### Task prompt
Look for the line containing "Convert this chart to Plotly code." and the line containing "return (B - p) / (B - T)"; retype them and all lines between, exactly, and leave out the pictures.

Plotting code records

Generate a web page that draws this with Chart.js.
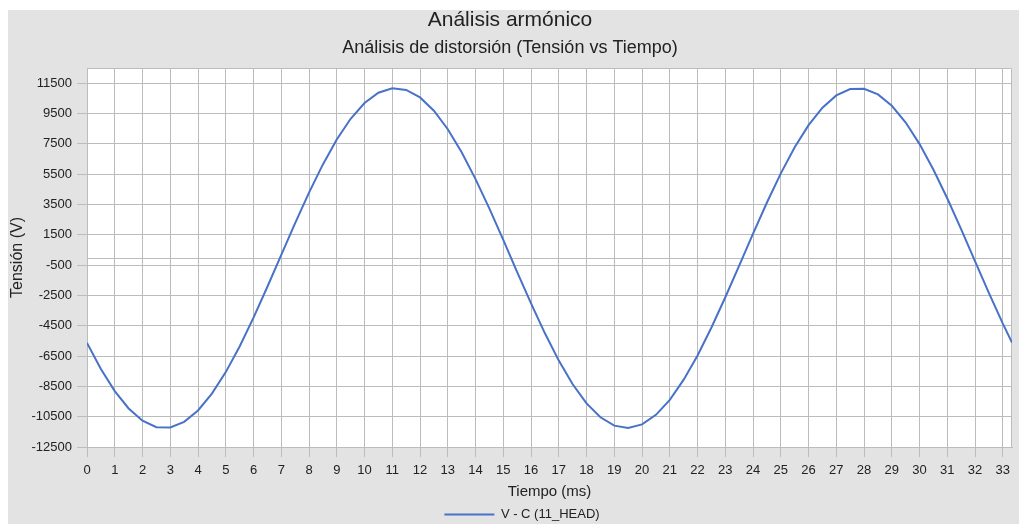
<!DOCTYPE html>
<html>
<head>
<meta charset="utf-8">
<script src="https://cdn.jsdelivr.net/npm/chart.js@4/dist/chart.umd.min.js"></script>
<style>
  body { margin: 0; background: #ffffff; }
  #panel {
    position: absolute;
    left: 8px;
    top: 10px;
    width: 1011px;
    height: 514px;
    background: #e3e3e3;
  }
</style>
</head>
<body>
<div id="panel">
  <canvas id="plot" width="1011" height="514"></canvas>
</div>
<script>
// Samples of the V - C waveform, time in ms
const timeMs = [
  0, 0.5, 1, 1.5, 2, 2.5, 3, 3.5, 4, 4.5, 5, 5.5, 6, 6.5, 7, 7.5, 8, 8.5, 9, 9.5,
  10, 10.5, 11, 11.5, 12, 12.5, 13, 13.5, 14, 14.5, 15, 15.5, 16, 16.5, 17, 17.5,
  18, 18.5, 19, 19.5, 20, 20.5, 21, 21.5, 22, 22.5, 23, 23.5, 24, 24.5, 25, 25.5,
  26, 26.5, 27, 27.5, 28, 28.5, 29, 29.5, 30, 30.5, 31, 31.5, 32, 32.5, 33, 33.33
];
const tensionV = [
  -5630, -7350, -8810, -9960, -10770, -11190, -11210, -10840, -10090, -8980,
  -7560, -5870, -3970, -1930, 170, 2270, 4280, 6140, 7790, 9150,
  10190, 10870, 11160, 11050, 10560, 9680, 8460, 6940, 5170, 3220,
  1160, -960, -3030, -5000, -6800, -8360, -9620, -10540, -11090, -11250,
  -11010, -10380, -9390, -8060, -6460, -4620, -2620, -530, 1570, 3630,
  5550, 7270, 8730, 9880, 10690, 11110, 11130, 10760, 10010, 8900,
  7480, 5790, 3890, 1850, -250, -2350, -4360, -5610
];

const xTicks = [
  0, 1, 2, 3, 4, 5, 6, 7, 8, 9, 10, 11, 12, 13, 14, 15, 16,
  17, 18, 19, 20, 21, 22, 23, 24, 25, 26, 27, 28, 29, 30, 31, 32, 33
];
const yTicks = [-12500, -10500, -8500, -6500, -4500, -2500, -500, 1500, 3500, 5500, 7500, 9500, 11500];

const seriesLabel = 'V - C (11_HEAD)';
const lineColor = '#4872c8';
const gridColor = '#bcbcbc';
const textColor = '#222222';
const fontFamily = '"Liberation Sans", Arial, sans-serif';

const points = timeMs.map(function(t, i) {
  return { x: t, y: tensionV[i] };
});

function fixedTicks(values) {
  return function(scale) {
    scale.ticks = values.map(function(v) {
      return { value: v };
    });
  };
}

// white plot area, top/right frame and zero line
const plotAreaPlugin = {
  id: 'plot_area',
  afterLayout: (chart) => {
    // legend sits a bit right of center
    chart.legend.left += 24;
  },
  beforeDraw: (chart) => {
    const ctx = chart.ctx;
    const a = chart.chartArea;
    ctx.save();
    ctx.fillStyle = '#ffffff';
    ctx.fillRect(a.left, a.top, a.right - a.left, a.bottom - a.top);
    ctx.restore();
  },
  beforeDatasetsDraw: (chart) => {
    const ctx = chart.ctx;
    const a = chart.chartArea;
    const y0 = Math.round(chart.scales.y.getPixelForValue(0)) + 0.5;
    const top = Math.round(a.top) + 0.5;
    const right = Math.round(a.right) - 0.5;
    ctx.save();
    ctx.strokeStyle = gridColor;
    ctx.lineWidth = 1;
    ctx.beginPath();
    ctx.moveTo(a.left, y0);
    ctx.lineTo(a.right, y0);
    ctx.moveTo(a.left, top);
    ctx.lineTo(right, top);
    ctx.lineTo(right, a.bottom);
    ctx.stroke();
    ctx.restore();
  }
};

const config = {
  type: 'line',
  plugins: [plotAreaPlugin],
  data: {
    datasets: [{
      label: seriesLabel,
      data: points,
      borderColor: lineColor,
      backgroundColor: lineColor,
      borderWidth: 2,
      pointRadius: 0,
      tension: 0
    }]
  },
  options: {
    responsive: false,
    devicePixelRatio: 1,
    animation: false,
    layout: {
      padding: { left: 0, right: 7, top: 0, bottom: -7 }
    },
    plugins: {
      title: {
        display: true,
        text: 'Análisis armónico',
        color: textColor,
        font: { family: fontFamily, size: 21, weight: 'normal', lineHeight: 1 },
        padding: { top: 0, bottom: 8 }
      },
      subtitle: {
        display: true,
        text: 'Análisis de distorsión (Tensión vs Tiempo)',
        color: textColor,
        font: { family: fontFamily, size: 18, weight: 'normal', lineHeight: 1 },
        padding: { top: 0, bottom: 11 }
      },
      legend: {
        position: 'bottom',
        labels: {
          color: textColor,
          font: { family: fontFamily, size: 13 },
          usePointStyle: true,
          pointStyle: 'line',
          pointStyleWidth: 50,
          padding: 3
        }
      },
      tooltip: { enabled: false }
    },
    scales: {
      x: {
        type: 'linear',
        min: 0,
        max: 33.33,
        afterBuildTicks: fixedTicks(xTicks),
        afterFit: (scale) => { scale.height = 58; },
        grid: { color: gridColor, tickLength: 10, tickColor: gridColor },
        border: { color: gridColor },
        ticks: {
          color: textColor,
          font: { family: fontFamily, size: 13 },
          padding: 6,
          maxRotation: 0,
          autoSkip: false,
          callback: (v) => String(v)
        },
        title: {
          display: true,
          text: 'Tiempo (ms)',
          color: textColor,
          font: { family: fontFamily, size: 15 },
          padding: { top: 0, bottom: 4 }
        }
      },
      y: {
        type: 'linear',
        min: -12500,
        max: 12500,
        afterBuildTicks: fixedTicks(yTicks),
        afterFit: (scale) => { scale.width = 79; },
        grid: { color: gridColor, tickLength: 10, tickColor: gridColor },
        border: { color: gridColor },
        ticks: {
          color: textColor,
          font: { family: fontFamily, size: 13 },
          padding: 5,
          autoSkip: false,
          callback: (v) => String(v)
        },
        title: {
          display: true,
          text: 'Tensión (V)',
          color: textColor,
          font: { family: fontFamily, size: 16 },
          padding: { top: 0, bottom: 0 }
        }
      }
    }
  }
};

const canvas = document.getElementById('plot');
const chart = new Chart(canvas.getContext('2d'), config);
</script>
</body>
</html>
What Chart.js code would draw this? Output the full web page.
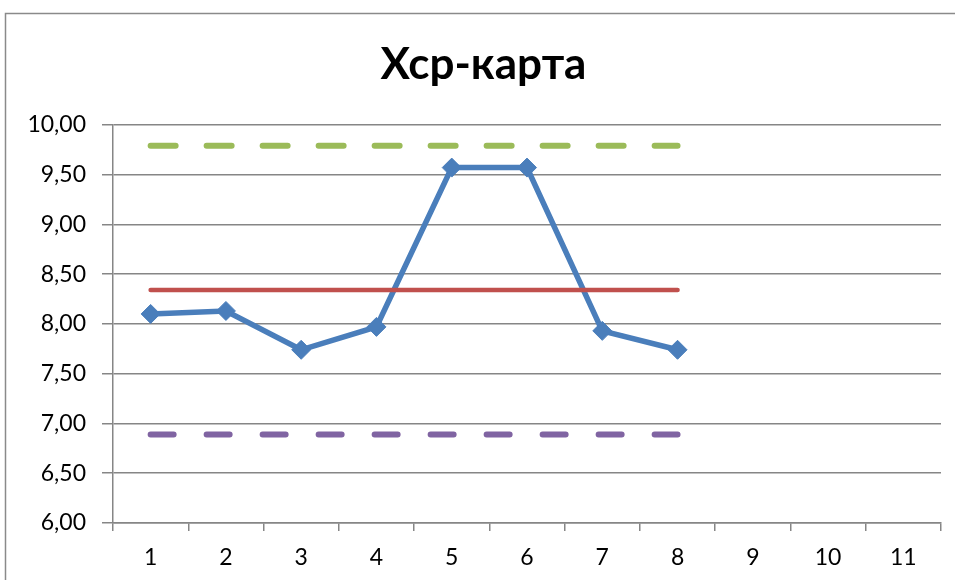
<!DOCTYPE html>
<html>
<head>
<meta charset="utf-8">
<script src="https://cdn.jsdelivr.net/npm/chart.js@4"></script>
<style>
  html, body { margin: 0; padding: 0; background: #fff; }
  #wrap { width: 955px; height: 580px; position: relative; }
</style>
</head>
<body>
<div id="wrap"><canvas id="c" width="955" height="580"></canvas></div>
<script>
// Sample numbers (subgroups)
const categories = ['1', '2', '3', '4', '5', '6', '7', '8', '9', '10', '11'];
// Subgroup means
const xMeans = [8.10, 8.13, 7.74, 7.97, 9.57, 9.57, 7.93, 7.74];
// Centre line
const centerLine = [8.34, 8.34, 8.34, 8.34, 8.34, 8.34, 8.34, 8.34];
// Upper control limit
const upperLimit = [9.79, 9.79, 9.79, 9.79, 9.79, 9.79, 9.79, 9.79];
// Lower control limit
const lowerLimit = [6.89, 6.89, 6.89, 6.89, 6.89, 6.89, 6.89, 6.89];
// Value axis
const yMin = 6, yMax = 10, yStep = 0.5;

const FONT = 'Lato, "Open Sans", "Liberation Sans", sans-serif';

// Frame around the chart block
const framePlugin = {
  id: 'frame',
  beforeDraw(chart) {
    const ctx = chart.ctx;
    ctx.save();
    ctx.strokeStyle = '#8a8a8a';
    ctx.lineWidth = 1.5;
    ctx.strokeRect(5.5, 13.5, 1000, 1000);
    ctx.restore();
  }
};

new Chart(document.getElementById('c'), {
  type: 'line',
  data: {
    labels: categories,
    datasets: [
      {
        label: 'UCL',
        data: upperLimit,
        borderColor: '#9BBB59',
        borderWidth: 6,
        borderDash: [25, 31],
        borderCapStyle: 'round',
        pointRadius: 0,
        fill: false
      },
      {
        label: 'LCL',
        data: lowerLimit,
        borderColor: '#8064A2',
        borderWidth: 6,
        borderDash: [23, 33],
        borderCapStyle: 'round',
        pointRadius: 0,
        fill: false
      },
      {
        label: 'CL',
        data: centerLine,
        borderColor: '#C0504D',
        borderWidth: 4.5,
        borderCapStyle: 'round',
        pointRadius: 0,
        fill: false
      },
      {
        label: 'Xср',
        data: xMeans,
        borderColor: '#4A7EBB',
        borderWidth: 5.5,
        pointStyle: 'rectRot',
        pointRadius: 9.5,
        pointBackgroundColor: '#4A7EBB',
        pointBorderColor: '#4A7EBB',
        pointBorderWidth: 1,
        fill: false,
        tension: 0
      }
    ]
  },
  options: {
    responsive: false,
    animation: false,
    events: [],
    layout: { padding: { top: 10, right: 14, bottom: 0, left: 26 } },
    plugins: {
      legend: { display: false },
      tooltip: { enabled: false },
      title: {
        display: true,
        text: 'Хср-карта',
        color: '#000',
        font: { family: FONT, size: 44, weight: 'bold', lineHeight: 1.2 },
        padding: { top: 28, bottom: 34 }
      }
    },
    scales: {
      x: {
        offset: true,
        grid: {
          display: true,
          offset: true,
          drawOnChartArea: false,
          drawTicks: true,
          tickLength: 8,
          color: '#868686',
          lineWidth: 1.5
        },
        border: { display: true, color: '#868686', width: 1.5 },
        ticks: {
          color: '#000',
          font: { family: FONT, size: 23 },
          padding: 13,
          maxRotation: 0
        },
        afterFit(scale) { scale.height = 57; }
      },
      y: {
        min: yMin,
        max: yMax,
        grid: {
          color: '#868686',
          lineWidth: 1.5,
          drawTicks: true,
          tickLength: 11
        },
        border: { display: true, color: '#868686', width: 1.5 },
        ticks: {
          stepSize: yStep,
          color: '#000',
          font: { family: FONT, size: 23 },
          padding: 16,
          callback: (v) => Number(v).toFixed(2).replace('.', ',')
        },
        afterFit(scale) { scale.width = 87; }
      }
    }
  },
  plugins: [framePlugin]
});
</script>
</body>
</html>
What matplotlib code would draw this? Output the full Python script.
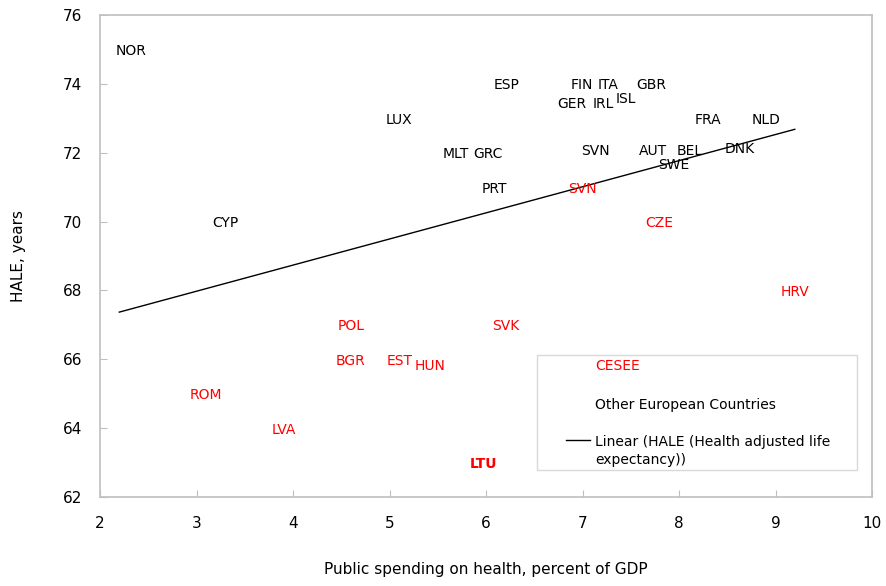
import matplotlib.pyplot as plt
from matplotlib.patches import Rectangle

# CESEE countries (red labels)
cesee_names = ['SVN', 'CZE', 'HRV', 'POL', 'SVK', 'BGR', 'EST', 'HUN', 'ROM', 'LVA', 'LTU']
cesee_spend = [7.00, 7.80, 9.20, 4.60, 6.20, 4.60, 5.11, 5.42, 3.10, 3.90, 5.97]
cesee_hale  = [71.0, 70.0, 68.0, 67.0, 67.0, 66.0, 66.0, 65.85, 65.0, 64.0, 63.0]

# Other European countries (black labels)
other_names = ['NOR', 'ESP', 'FIN', 'ITA', 'GBR', 'GER', 'IRL', 'ISL', 'LUX', 'FRA', 'NLD',
               'MLT', 'GRC', 'SVN', 'AUT', 'BEL', 'DNK', 'SWE', 'PRT', 'CYP']
other_spend = [2.32, 6.21, 6.99, 7.26, 7.71, 6.89, 7.22, 7.45, 5.10, 8.30, 8.90,
               5.69, 6.02, 7.13, 7.73, 8.11, 8.63, 7.95, 6.09, 3.30]
other_hale  = [75.0, 74.0, 74.0, 74.0, 74.0, 73.45, 73.45, 73.6, 73.0, 73.0, 73.0,
               72.0, 72.0, 72.08, 72.08, 72.1, 72.15, 71.7, 71.0, 70.0]

# Linear trend line (HALE)
trend_x = [2.2, 9.2]
trend_y = [67.37, 72.68]

RED   = '#ff0000'
GRID  = '#bfbfbf'

fig = plt.figure(figsize=(8.86, 5.86), dpi=100)
ax  = fig.add_axes([100/886, 1-497/586, 772/886, 482/586])

ax.plot(trend_x, trend_y, color='black', lw=1)

for name, x, y in zip(other_names, other_spend, other_hale):
    ax.text(x, y, name, ha='center', va='center_baseline', fontsize=10, color='black')

for name, x, y in zip(cesee_names, cesee_spend, cesee_hale):
    weight = 'bold' if name == 'LTU' else 'normal'
    ax.text(x, y, name, ha='center', va='center_baseline', fontsize=10, color=RED, fontweight=weight)

ax.set_xlim(2, 10)
ax.set_ylim(62, 76)
ax.set_xticks(range(2, 11))
ax.set_yticks(range(62, 77, 2))

for side in ax.spines.values():
    side.set_color(GRID)
    side.set_linewidth(1.2)
ax.tick_params(direction='in', color=GRID, length=5, labelsize=11)
ax.tick_params(axis='y', pad=13)
ax.tick_params(axis='x', pad=14)

ax.set_xlabel('Public spending on health, percent of GDP', fontsize=11, labelpad=22)
ax.set_ylabel('HALE, years', fontsize=11, labelpad=26)

# legend box, drawn by hand to follow the original layout
tr = ax.transAxes
ax.add_patch(Rectangle((0.566, 0.056), 0.415, 0.239, transform=tr, fill=False,
                       edgecolor='#d9d9d9', lw=1, zorder=3))
ax.text(0.641, 0.274, 'CESEE', transform=tr, color=RED, fontsize=10, va='center_baseline')
ax.text(0.641, 0.195, 'Other European Countries', transform=tr, fontsize=10, va='center_baseline')
ax.plot([0.604, 0.635], [0.118, 0.118], transform=tr, color='black', lw=1)
ax.text(0.641, 0.118, 'Linear (HALE (Health adjusted life', transform=tr, fontsize=10, va='center_baseline')
ax.text(0.641, 0.079, 'expectancy))', transform=tr, fontsize=10, va='center_baseline')

fig.savefig('out.png', dpi=100)
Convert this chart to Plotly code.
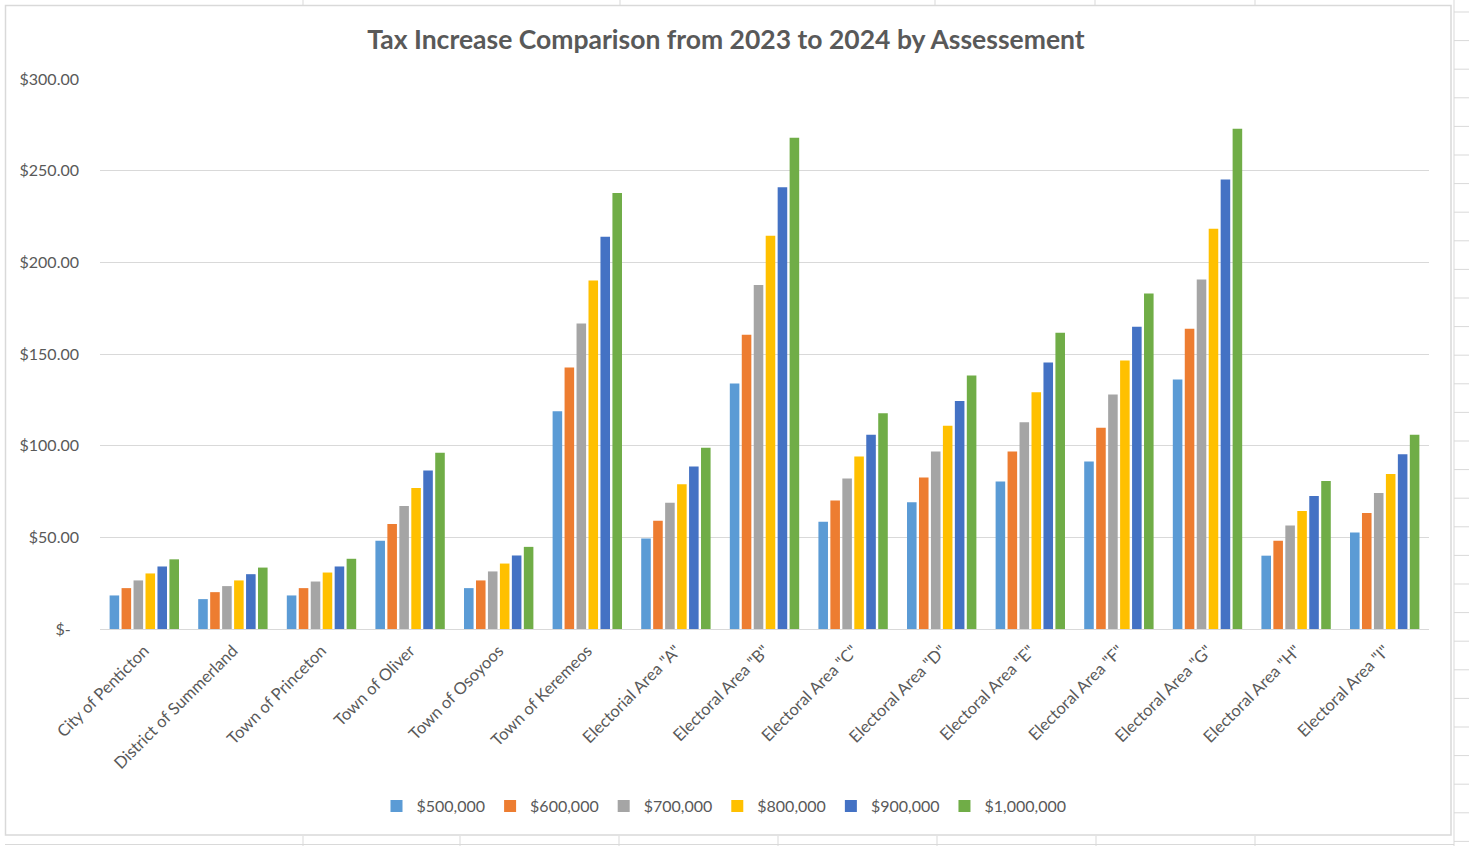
import plotly.graph_objects as go

categories = ["City of Penticton", "District of Summerland", "Town of Princeton", "Town of Oliver",
              "Town of Osoyoos", "Town of Keremeos", 'Electorial Area "A"', 'Electoral Area "B"',
              'Electoral Area "C"', 'Electoral Area "D"', 'Electoral Area "E"', 'Electoral Area "F"',
              'Electoral Area "G"', 'Electoral Area "H"', 'Electoral Area "I"']

series_names = ["$500,000", "$600,000", "$700,000", "$800,000", "$900,000", "$1,000,000"]

v500 = [18.3, 16.3, 18.3, 48.2, 22.3, 118.8, 49.3, 133.9, 58.5, 69.2, 80.5, 91.4, 136.1, 40.0, 52.6]
v600 = [22.3, 20.1, 22.3, 57.3, 26.5, 142.7, 59.1, 160.5, 70.1, 82.6, 96.8, 109.8, 163.8, 48.2, 63.3]
v700 = [26.5, 23.4, 25.9, 67.1, 31.4, 166.7, 68.9, 187.6, 82.1, 96.8, 112.8, 127.9, 190.7, 56.4, 74.2]
v800 = [30.3, 26.5, 30.8, 76.9, 35.7, 190.1, 78.9, 214.5, 94.1, 110.8, 129.2, 146.5, 218.3, 64.4, 84.6]
v900 = [34.1, 29.9, 34.1, 86.5, 40.1, 214.0, 88.7, 241.0, 105.9, 124.3, 145.4, 164.9, 245.2, 72.5, 95.3]
v1000 = [38.0, 33.5, 38.3, 96.2, 44.8, 237.8, 98.9, 268.0, 117.7, 138.3, 161.6, 183.0, 272.9, 80.7, 106.0]

series_values = [v500, v600, v700, v800, v900, v1000]
colors = ["#5B9BD5", "#ED7D31", "#A5A5A5", "#FFC000", "#4472C4", "#70AD47"]

y_ticks = [0, 50, 100, 150, 200, 250, 300]
y_ticktext = ["$-\u00a0\u00a0", "$50.00", "$100.00", "$150.00", "$200.00", "$250.00", "$300.00"]

W, H = 1469, 846
L, R, T, B = 100, 1429, 79, 629
FONT = "Lato"
GREY = "#595959"

fig = go.Figure()
for name, vals, col in zip(series_names, series_values, colors):
    fig.add_trace(go.Bar(x=categories, y=vals, name=name, marker_color=col,
                         marker_line_width=0))

def px_x(p):
    return (p - L) / (R - L)

def px_y(p):
    return (B - p) / (B - T)

shapes = []
line_col = "#D9D9D9"
# chart area border
shapes.append(dict(type="rect", xref="paper", yref="paper",
                   x0=px_x(5.5), x1=px_x(1451), y0=px_y(835), y1=px_y(5.5),
                   line=dict(color=line_col, width=1.5), layer="below"))
# excel cell lines around
shapes.append(dict(type="line", xref="paper", yref="paper",
                   x0=px_x(1454), x1=px_x(1454), y0=px_y(0), y1=px_y(846),
                   line=dict(color=line_col, width=1)))
for xv in [303, 620, 935, 1095, 1255]:
    shapes.append(dict(type="line", xref="paper", yref="paper",
                       x0=px_x(xv), x1=px_x(xv), y0=px_y(0), y1=px_y(5),
                       line=dict(color=line_col, width=1)))
for xv in [303, 460, 619, 778, 937, 1096, 1255]:
    shapes.append(dict(type="line", xref="paper", yref="paper",
                       x0=px_x(xv), x1=px_x(xv), y0=px_y(836), y1=px_y(846),
                       line=dict(color=line_col, width=1)))
shapes.append(dict(type="line", xref="paper", yref="paper",
                   x0=px_x(5), x1=px_x(1454), y0=px_y(844.5), y1=px_y(844.5),
                   line=dict(color=line_col, width=1)))
yy = 12.0
while yy < 846:
    shapes.append(dict(type="line", xref="paper", yref="paper",
                       x0=px_x(1454), x1=px_x(1469), y0=px_y(yy), y1=px_y(yy),
                       line=dict(color=line_col, width=1)))
    yy += 28.6

fig.update_layout(
    width=W, height=H,
    margin=dict(l=L, r=W - R, t=T, b=H - B, autoexpand=False),
    paper_bgcolor="white", plot_bgcolor="white",
    barmode="group", bargap=0.19, bargroupgap=0.2,
    font=dict(family=FONT, color=GREY, size=16),
    title=dict(text="<b>Tax Increase Comparison from 2023 to 2024 by Assessement</b>",
               x=726 / W, xref="container", xanchor="center",
               y=1 - 40 / H, yref="container", yanchor="middle",
               font=dict(family=FONT, size=26.5, color=GREY)),
    xaxis=dict(tickangle=-45, tickfont=dict(size=16.5, color=GREY),
               showgrid=False, showline=False, ticks="", automargin=False,
               ticklabelstandoff=8),
    yaxis=dict(range=[0, 300], tickvals=y_ticks, ticktext=y_ticktext,
               showgrid=True, gridcolor=line_col, gridwidth=1.3,
               zeroline=True, zerolinecolor=line_col, zerolinewidth=1.3,
               showline=False, ticks="", ticklabelstandoff=20,
               tickfont=dict(size=16, color=GREY), automargin=False),
    legend=dict(orientation="h", x=px_x(724), xanchor="center",
                y=px_y(806), yanchor="middle", font=dict(size=16, color=GREY),
                bgcolor="rgba(0,0,0,0)"),
    shapes=shapes,
)

fig.write_html("out.html", config={"displayModeBar": False},
               post_script="document.body.style.margin='0px';document.body.style.padding='0px';")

### Answer to this task
Convert this chart to Plotly code.
import plotly.graph_objects as go

categories = ["City of Penticton", "District of Summerland", "Town of Princeton", "Town of Oliver",
              "Town of Osoyoos", "Town of Keremeos", 'Electorial Area "A"', 'Electoral Area "B"',
              'Electoral Area "C"', 'Electoral Area "D"', 'Electoral Area "E"', 'Electoral Area "F"',
              'Electoral Area "G"', 'Electoral Area "H"', 'Electoral Area "I"']

series_names = ["$500,000", "$600,000", "$700,000", "$800,000", "$900,000", "$1,000,000"]

v500 = [18.3, 16.3, 18.3, 48.2, 22.3, 118.8, 49.3, 133.9, 58.5, 69.2, 80.5, 91.4, 136.1, 40.0, 52.6]
v600 = [22.3, 20.1, 22.3, 57.3, 26.5, 142.7, 59.1, 160.5, 70.1, 82.6, 96.8, 109.8, 163.8, 48.2, 63.3]
v700 = [26.5, 23.4, 25.9, 67.1, 31.4, 166.7, 68.9, 187.6, 82.1, 96.8, 112.8, 127.9, 190.7, 56.4, 74.2]
v800 = [30.3, 26.5, 30.8, 76.9, 35.7, 190.1, 78.9, 214.5, 94.1, 110.8, 129.2, 146.5, 218.3, 64.4, 84.6]
v900 = [34.1, 29.9, 34.1, 86.5, 40.1, 214.0, 88.7, 241.0, 105.9, 124.3, 145.4, 164.9, 245.2, 72.5, 95.3]
v1000 = [38.0, 33.5, 38.3, 96.2, 44.8, 237.8, 98.9, 268.0, 117.7, 138.3, 161.6, 183.0, 272.9, 80.7, 106.0]

series_values = [v500, v600, v700, v800, v900, v1000]
colors = ["#5B9BD5", "#ED7D31", "#A5A5A5", "#FFC000", "#4472C4", "#70AD47"]

y_ticks = [0, 50, 100, 150, 200, 250, 300]
y_ticktext = ["$-\u00a0\u00a0", "$50.00", "$100.00", "$150.00", "$200.00", "$250.00", "$300.00"]

W, H = 1469, 846
L, R, T, B = 100, 1429, 79, 629
FONT = "Lato"
GREY = "#595959"

fig = go.Figure()
for name, vals, col in zip(series_names, series_values, colors):
    fig.add_trace(go.Bar(x=categories, y=vals, name=name, marker_color=col,
                         marker_line_width=0))

def px_x(p):
    return (p - L) / (R - L)

def px_y(p):
    return (B - p) / (B - T)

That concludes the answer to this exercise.